D’après Jean-Nicolas Vandelac, fondateur et PDG de la startup Hoppin’ World, incubée au MT Lab, « ce sont les besoins fondamentaux de communiquer, de se réunir, de se déplacer, de se divertir, qui sont brimés en ce moment. Du côté des attractions, des spectacles et des destinations, on aurait envie plus que jamais d’accueillir des visiteurs du monde entier. La réalité virtuelle sociale permet de faire le pont entre ces deux réalités. »
À plus long terme, la VR se présente comme une solution au tourisme de masse. Elle peut en effet s’avérer un moyen de gérer des flux, afin d’épargner certains sites surfréquentés ou menacés par les activités touristiques. D’un point de vue social, elle constitue un outil intéressant en ce qui a trait à l’accessibilité pour des personnes n’ayant pas le budget nécessaire au voyage.

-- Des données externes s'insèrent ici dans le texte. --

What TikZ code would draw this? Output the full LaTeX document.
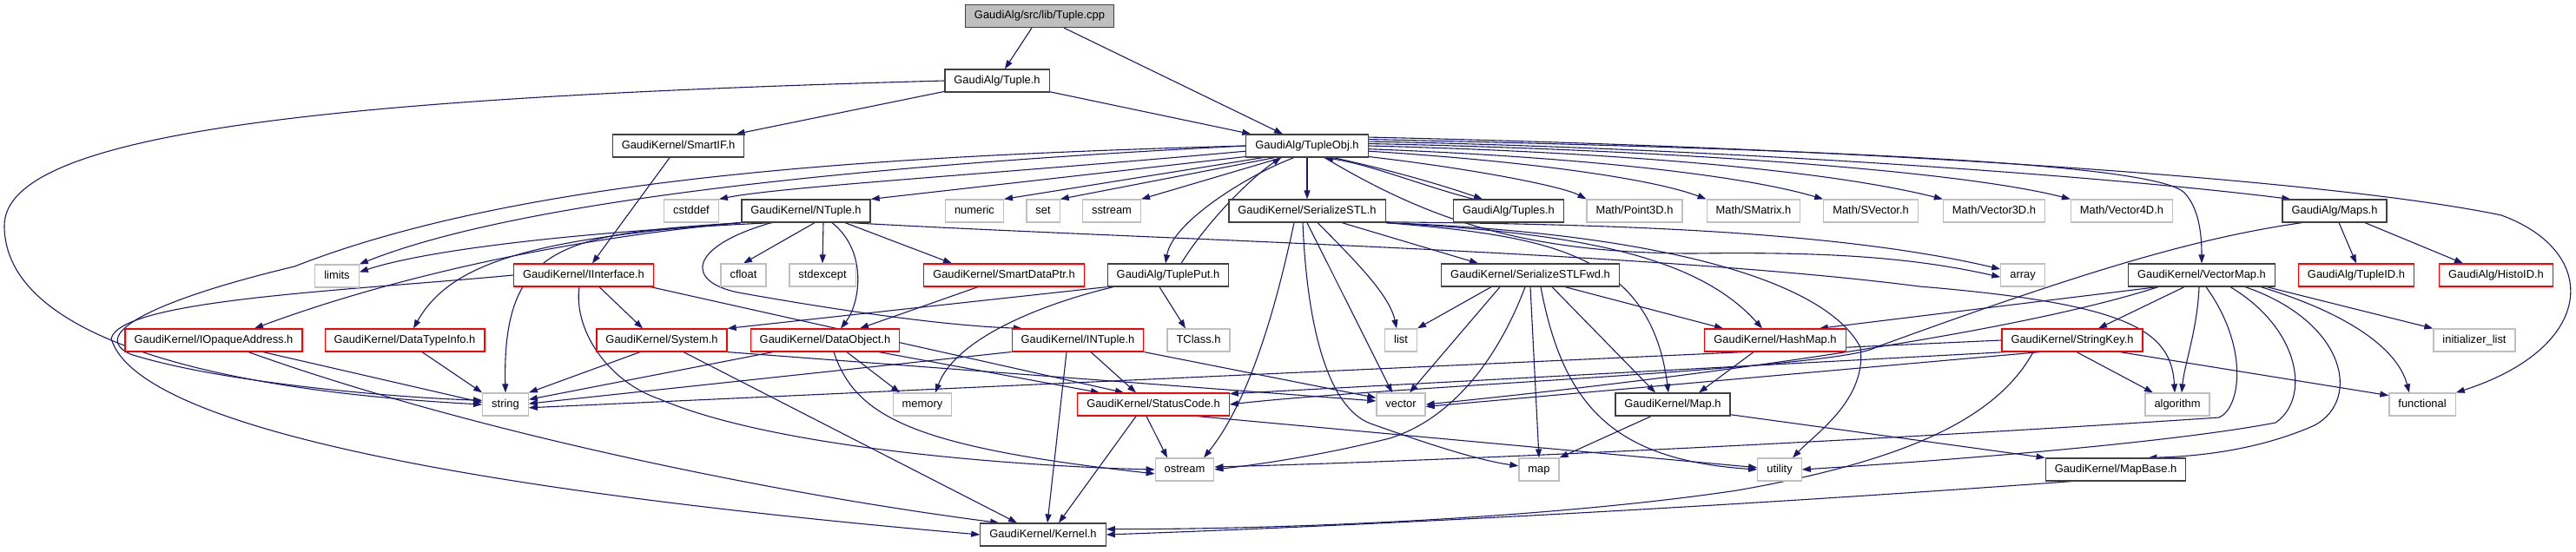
\documentclass[tikz,border=0pt]{standalone}
\usepackage{fontspec}
\setmainfont{Liberation Sans}
\usetikzlibrary{arrows.meta}
\definecolor{edgeblue}{RGB}{25,25,112}
\definecolor{boxdark}{RGB}{64,64,64}
\definecolor{boxgray}{RGB}{191,191,191}
\definecolor{boxred}{RGB}{255,0,0}
\definecolor{rootfill}{RGB}{191,191,191}
\pgfdeclarelayer{edgelayer}
\pgfsetlayers{edgelayer,main}
\begin{document}
\begin{tikzpicture}[x=1pt,y=-1pt,
  box/.style={draw, line width=1.2pt, fill=white, minimum height=26pt, inner xsep=10.5pt, inner ysep=0pt,
    text height=9.3pt, text depth=2.7pt, font=\fontsize{12.9}{15}\selectfont},
  docbox/.style={box, draw=boxdark},
  extbox/.style={box, draw=boxgray},
  incbox/.style={box, draw=boxred},
  rootbox/.style={box, draw=boxdark, fill=rootfill},
  conn/.style={draw=edgeblue, line width=1.1pt, -{Triangle[length=10pt,width=7pt]}}]
\begin{pgfonlayer}{edgelayer}
\fill[white] (0,0) rectangle (2966,635);
\end{pgfonlayer}
\useasboundingbox (0,0) rectangle (2966,635);

% nodes
\node[rootbox] (cpp) at (1197,18.5) {GaudiAlg/src/lib/Tuple.cpp};
\node[docbox] (tupleh) at (1148,93) {GaudiAlg/Tuple.h};
\node[docbox] (smartif) at (781,168) {GaudiKernel/SmartIF.h};
\node[docbox] (tupleobj) at (1505,168) {GaudiAlg/TupleObj.h};

\node[extbox] (nlimits) at (388,318) {limits};
\node[incbox] (iinterface) at (672,317) {GaudiKernel/IInterface.h};
\node[extbox] (ncstddef) at (796,243) {cstddef};
\node[docbox] (ntuple) at (928,243) {GaudiKernel/NTuple.h};
\node[extbox] (nnumeric) at (1122,243) {numeric};
\node[extbox] (nset) at (1201,243) {set};
\node[extbox] (nsstream) at (1280,243) {sstream};
\node[docbox] (serstl) at (1505,243) {GaudiKernel/SerializeSTL.h};
\node[docbox] (tuples) at (1737,243) {GaudiAlg/Tuples.h};
\node[extbox] (point3d) at (1882,243) {Math/Point3D.h};
\node[extbox] (smatrix) at (2019,243) {Math/SMatrix.h};
\node[extbox] (svector) at (2154,243) {Math/SVector.h};
\node[extbox] (vector3d) at (2296,243) {Math/Vector3D.h};
\node[extbox] (vector4d) at (2443,243) {Math/Vector4D.h};
\node[docbox] (maps) at (2688,243) {GaudiAlg/Maps.h};

\node[extbox] (ncfloat) at (856,317) {cfloat};
\node[extbox] (nstdexcept) at (947,317) {stdexcept};
\node[incbox] (smartdataptr) at (1156,317) {GaudiKernel/SmartDataPtr.h};
\node[docbox] (tupleput) at (1345,317) {GaudiAlg/TuplePut.h};
\node[docbox] (serfwd) at (1762,317) {GaudiKernel/SerializeSTLFwd.h};
\node[extbox] (narray) at (2329,317) {array};
\node[docbox] (vectormap) at (2535,317) {GaudiKernel/VectorMap.h};
\node[incbox] (tupleid) at (2713,317) {GaudiAlg/TupleID.h};
\node[incbox] (histoid) at (2874,317) {GaudiAlg/HistoID.h};

\node[incbox] (iopaque) at (246,392) {GaudiKernel/IOpaqueAddress.h};
\node[incbox] (datatypeinfo) at (466,392) {GaudiKernel/DataTypeInfo.h};
\node[incbox] (system) at (762,392) {GaudiKernel/System.h};
\node[incbox] (dataobject) at (950,392) {GaudiKernel/DataObject.h};
\node[incbox] (intuple) at (1241,392) {GaudiKernel/INTuple.h};
\node[extbox] (tclass) at (1380,392) {TClass.h};
\node[extbox] (nlist) at (1613,392) {list};
\node[incbox] (hashmap) at (2044,392) {GaudiKernel/HashMap.h};
\node[incbox] (stringkey) at (2386,392) {GaudiKernel/StringKey.h};
\node[extbox] (initlist) at (2849,392) {initializer\_list};

\node[extbox] (nstring) at (582,466) {string};
\node[extbox] (nmemory) at (1062,466) {memory};
\node[incbox] (statuscode) at (1328,466) {GaudiKernel/StatusCode.h};
\node[extbox] (nvector) at (1613,466) {vector};
\node[docbox] (maph) at (1926,466) {GaudiKernel/Map.h};
\node[extbox] (nalgorithm) at (2507,466) {algorithm};
\node[extbox] (nfunctional) at (2789,466) {functional};

\node[extbox] (nostream) at (1364,541) {ostream};
\node[extbox] (nmap) at (1772,541) {map};
\node[extbox] (nutility) at (2049,541) {utility};
\node[docbox] (mapbase) at (2436,541) {GaudiKernel/MapBase.h};
\node[docbox] (kernel) at (1201,616) {GaudiKernel/Kernel.h};

\begin{pgfonlayer}{edgelayer}
\path[conn] (cpp) -- (tupleh);
\path[conn] (cpp) -- (tupleobj);
\path[conn] (tupleh) -- (smartif);
\path[conn] (tupleh) -- (tupleobj);
\path[conn] (tupleh.west) .. controls (400,112) and (5,150) .. (5,260) .. controls (5,390) and (250,450) .. (nstring.west);
\path[conn] (smartif) -- (iinterface);

% TupleObj
\path[conn] (tupleobj.west) .. controls (1000,190) and (600,230) .. (nlimits.north east);
\path[conn] (tupleobj.185) .. controls (1150,200) and (900,215) .. (ncstddef.north east);
\path[conn] (tupleobj.west) .. controls (1000,180) and (600,205) .. (339,307) .. controls (180,345) and (100,385) .. (150,408) .. controls (250,440) and (450,458) .. (nstring.170);
\path[conn] (tupleobj.190) -- (ntuple.north east);
\path[conn] (tupleobj.195) -- (nnumeric.north east);
\path[conn] (tupleobj.200) -- (nset.north east);
\path[conn] (tupleobj.205) -- (nsstream.north east);
\path[conn] (tupleobj.south) -- (serstl.north);
\path[conn] ([xshift=30pt]tupleobj.south) .. controls (1620,200) and (1680,220) .. ([xshift=-30pt]tuples.north);
\path[conn] ([xshift=-40pt]tuples.north) .. controls (1640,215) and (1580,190) .. ([xshift=20pt]tupleobj.south);
\path[conn] ([xshift=-15pt]tupleobj.south) .. controls (1440,200) and (1350,255) .. ([xshift=-3pt]tupleput.north);
\path[conn] ([xshift=15pt]tupleput.north) .. controls (1390,255) and (1440,205) .. ([xshift=-30pt]tupleobj.south);
\path[conn] (tupleobj.-10) .. controls (1700,195) and (1800,215) .. (point3d.north west);
\path[conn] (tupleobj.-5) .. controls (1750,185) and (1900,205) .. (smatrix.north west);
\path[conn] (tupleobj.-3) .. controls (1800,180) and (2000,200) .. (svector.north west);
\path[conn] (tupleobj.0) .. controls (1850,175) and (2100,195) .. (vector3d.north west);
\path[conn] (tupleobj.2) .. controls (1900,172) and (2250,195) .. (vector4d.north west);
\path[conn] (tupleobj.4) .. controls (1950,170) and (2400,200) .. (maps.165);
\path[conn] (tupleobj.6) .. controls (2100,172) and (2480,188) .. (2515,222) .. controls (2532,240) and (2535,270) .. (vectormap.north);
\path[conn] (tupleobj.8) .. controls (2200,172) and (2700,210) .. (2880,248) .. controls (2995,290) and (2990,400) .. (nfunctional.north east);
\path[conn] ([xshift=20pt]tupleobj.south) .. controls (1640,250) and (1750,292) .. (1950,292) .. controls (2100,290) and (2200,296) .. (narray.185);

% NTuple
\path[conn] (ntuple.200) .. controls (700,265) and (500,285) .. (nlimits.10);
\path[conn] (ntuple.south west) .. controls (650,275) and (450,320) .. ([xshift=47pt]iopaque.north);
\path[conn] (ntuple.south west) .. controls (620,275) and (520,300) .. ([xshift=10pt]datatypeinfo.north);
\path[conn] (ntuple.south west) .. controls (650,270) and (578,280) .. (nstring.north);
\path[conn] ([xshift=10pt]ntuple.south) -- (ncfloat.north);
\path[conn] ([xshift=20pt]ntuple.south) -- (nstdexcept.north);
\path[conn] ([xshift=30pt]ntuple.south) .. controls (1000,290) and (990,350) .. ([xshift=18pt]dataobject.north);
\path[conn] ([xshift=45pt]ntuple.south) -- ([xshift=-60pt]smartdataptr.north);
\path[conn] ([xshift=-40pt]ntuple.south) .. controls (790,285) and (790,325) .. (850,337) .. controls (950,355) and (1080,375) .. (intuple.168);
\path[conn] (ntuple.-15) .. controls (1300,275) and (1900,290) .. (2210,330) .. controls (2450,350) and (2500,380) .. ([xshift=-3pt]nalgorithm.north);

% IInterface
\path[conn] ([xshift=18pt]iinterface.south) -- ([xshift=-22pt]system.north);
\path[conn] (iinterface.-10) -- ([xshift=-34pt]statuscode.north);
\path[conn] ([xshift=-5pt]iinterface.south) .. controls (660,380) and (700,440) .. (760,460) .. controls (900,520) and (1200,538) .. (nostream.west);
\path[conn] (iinterface.west) .. controls (400,335) and (140,345) .. (128,390) .. controls (160,500) and (600,570) .. (kernel.west);

% IOpaqueAddress, DataTypeInfo
\path[conn] ([xshift=57pt]iopaque.south) -- (nstring.175);
\path[conn] ([xshift=40pt]iopaque.south) .. controls (550,500) and (900,570) .. (kernel.165);
\path[conn] ([xshift=20pt]datatypeinfo.south) -- (nstring.north west);

% System
\path[conn] ([xshift=-25pt]system.south) -- (nstring.north east);
\path[conn] ([xshift=25pt]system.south) -- ([xshift=-30pt]kernel.north);
\path[conn] (system.south east) -- (nvector.172);

% DataObject
\path[conn] ([xshift=-60pt]dataobject.south) -- (nstring.12);
\path[conn] ([xshift=25pt]dataobject.south) -- ([xshift=-26pt]nmemory.north);
\path[conn] ([xshift=10pt]dataobject.south) .. controls (985,480) and (1050,515) .. (nostream.188);
\path[conn] ([xshift=62pt]dataobject.south) -- ([xshift=-62pt]statuscode.north);
\path[conn] ([xshift=-30pt]smartdataptr.south) -- ([xshift=40pt]dataobject.north);

% TuplePut
\path[conn] (tupleput.south west) -- (system.north east);
\path[conn] ([xshift=-63pt]tupleput.south) .. controls (1200,350) and (1100,390) .. ([xshift=15pt]nmemory.north);
\path[conn] ([xshift=-10pt]tupleput.south) -- ([xshift=-15pt]tclass.north);

% INTuple
\path[conn] (intuple.190) -- (nstring.2);
\path[conn] ([xshift=15pt]intuple.south) -- ([xshift=-20pt]statuscode.north);
\path[conn] ([xshift=-13pt]intuple.south) -- ([xshift=5pt]kernel.north);
\path[conn] (intuple.south east) -- (nvector.165);

% StatusCode
\path[conn] ([xshift=-8pt]statuscode.south) -- ([xshift=-20pt]nostream.north);
\path[conn] ([xshift=-20pt]statuscode.south) -- ([xshift=18pt]kernel.north);
\path[conn] (statuscode.-15) -- (nutility.175);

% SerializeSTL
\path[conn] ([xshift=-15pt]serstl.south) .. controls (1470,350) and (1440,460) .. ([xshift=22pt]nostream.north);
\path[conn] ([xshift=-5pt]serstl.south) .. controls (1505,380) and (1530,470) .. (1578,488) .. controls (1640,510) and (1700,530) .. (nmap.170);
\path[conn] (serstl.south) -- ([xshift=-10pt]nvector.north);
\path[conn] ([xshift=12pt]serstl.south) .. controls (1560,300) and (1600,340) .. ([xshift=-5pt]nlist.north);
\path[conn] ([xshift=40pt]serstl.south) -- ([xshift=-60pt]serfwd.north);
\path[conn] (serstl.south east) .. controls (1780,272) and (1900,290) .. ([xshift=-5pt]maph.north);
\path[conn] (serstl.south east) .. controls (1800,268) and (1950,290) .. ([xshift=-15pt]hashmap.north);
\path[conn] (serstl.south east) .. controls (1900,268) and (2100,320) .. (2142,400) .. controls (2150,460) and (2090,500) .. ([xshift=15pt]nutility.north);
\path[conn] (serstl.-8) .. controls (1800,258) and (2100,262) .. (narray.165);

% SerializeSTLFwd
\path[conn] ([xshift=-45pt]serfwd.south) -- (nlist.north east);
\path[conn] ([xshift=-35pt]serfwd.south) -- ([xshift=10pt]nvector.north);
\path[conn] ([xshift=-6pt]serfwd.south) .. controls (1730,400) and (1680,480) .. (1600,505) .. controls (1520,525) and (1450,535) .. (nostream.east);
\path[conn] (serfwd.south) -- (nmap.north);
\path[conn] ([xshift=12pt]serfwd.south) .. controls (1800,470) and (1860,530) .. (nutility.west);
\path[conn] ([xshift=25pt]serfwd.south) -- ([xshift=-20pt]maph.north);
\path[conn] ([xshift=40pt]serfwd.south) -- ([xshift=-60pt]hashmap.north);

% HashMap, Map, MapBase
\path[conn] ([xshift=-25pt]hashmap.south) -- ([xshift=30pt]maph.north);
\path[conn] ([xshift=-25pt]maph.south) -- (nmap.north east);
\path[conn] (maph.-10) -- (mapbase.north west);
\path[conn] (mapbase.195) .. controls (1900,590) and (1500,608) .. (kernel.east);

% Maps
\path[conn] ([xshift=5pt]maps.south) -- (tupleid.north);
\path[conn] ([xshift=35pt]maps.south) -- ([xshift=-38pt]histoid.north);
\path[conn] (maps.200) .. controls (2520,275) and (2380,320) .. (2160,400) .. controls (2120,425) and (1600,445) .. (statuscode.east);

% VectorMap
\path[conn] (vectormap.195) -- (hashmap.15);
\path[conn] ([xshift=-50pt]vectormap.south) .. controls (2300,390) and (1900,440) .. (nvector.east);
\path[conn] ([xshift=-20pt]vectormap.south) -- ([xshift=30pt]stringkey.north);
\path[conn] ([xshift=-3pt]vectormap.south) .. controls (2530,380) and (2515,420) .. ([xshift=5pt]nalgorithm.north);
\path[conn] ([xshift=5pt]vectormap.south) .. controls (2590,400) and (2580,470) .. (2555,481) .. controls (2200,505) and (1700,530) .. (nostream.5);
\path[conn] ([xshift=33pt]vectormap.south) .. controls (2650,380) and (2660,460) .. (2620,487) .. controls (2500,510) and (2250,530) .. (nutility.east);
\path[conn] ([xshift=50pt]vectormap.south) .. controls (2700,370) and (2720,460) .. (2665,490) .. controls (2620,510) and (2560,525) .. (mapbase.20);
\path[conn] ([xshift=68pt]vectormap.south) .. controls (2700,360) and (2760,400) .. ([xshift=-15pt]nfunctional.north);
\path[conn] ([xshift=75pt]vectormap.south) -- (initlist.north west);

% StringKey
\path[conn] ([xshift=5pt]stringkey.south) -- ([xshift=-28pt]nalgorithm.north);
\path[conn] ([xshift=55pt]stringkey.south) -- (nfunctional.165);
\path[conn] (stringkey.west) -- (nstring.-8);
\path[conn] (stringkey.190) -- (statuscode.8);
\path[conn] (stringkey.200) -- (nvector.-5);
\path[conn] ([xshift=-45pt]stringkey.south) .. controls (2300,480) and (2200,530) .. (2000,565) .. controls (1800,595) and (1500,610) .. (kernel.5);
\end{pgfonlayer}
\end{tikzpicture}
\end{document}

Adoption des casques de réalité virtuelle par les Québécois
Selon les données tirées de l’étude Vividata* :
- 4 % des Québécois possèdent un casque de réalité virtuelle (contre 7 % des Canadiens) ;
- 3 % en ont acheté un au cours de l’année qui a précédé le sondage ;
- 5 % ont l’intention de s’en procurer un dans les 12 mois suivant l’enquête (contre 4 % des Canadiens et 4 % des Ontariens).
L’utilisation des casques de réalité virtuelle n’est pas exclusive aux jeunes générations. Pratiquement autant de baby-boomers que de Z indiquaient vouloir en acquérir un au cours de l’année.
Une offre qui s’organise
Le profil des amateurs de réalité virtuelle a évolué depuis la mise en marché des premiers casques. À sa sortie, on associait cette technologie à l’industrie des jeux vidéo. Aujourd’hui, on constate une pluralité des usages. De plus en plus de secteurs d’activité saisissent le potentiel qu’elle offre pour atteindre diverses clientèles.
Selon M. Vandelac, expert en réalité virtuelle, « on mentionne régulièrement les cas prometteurs d’utilisation de la réalité virtuelle. Par contre, on oublie souvent les coûts liés au développement d’une application dédiée et à son opération. C’est pour cette raison qu’il est avantageux de faire affaire avec une entreprise qui exploite déjà une plateforme dans le créneau qui nous intéresse. Cela permet de profiter de l’engouement de ce medium et d’une mise en marché instantanée sans les efforts, les coûts et les risques associés à un nouveau projet individuel. »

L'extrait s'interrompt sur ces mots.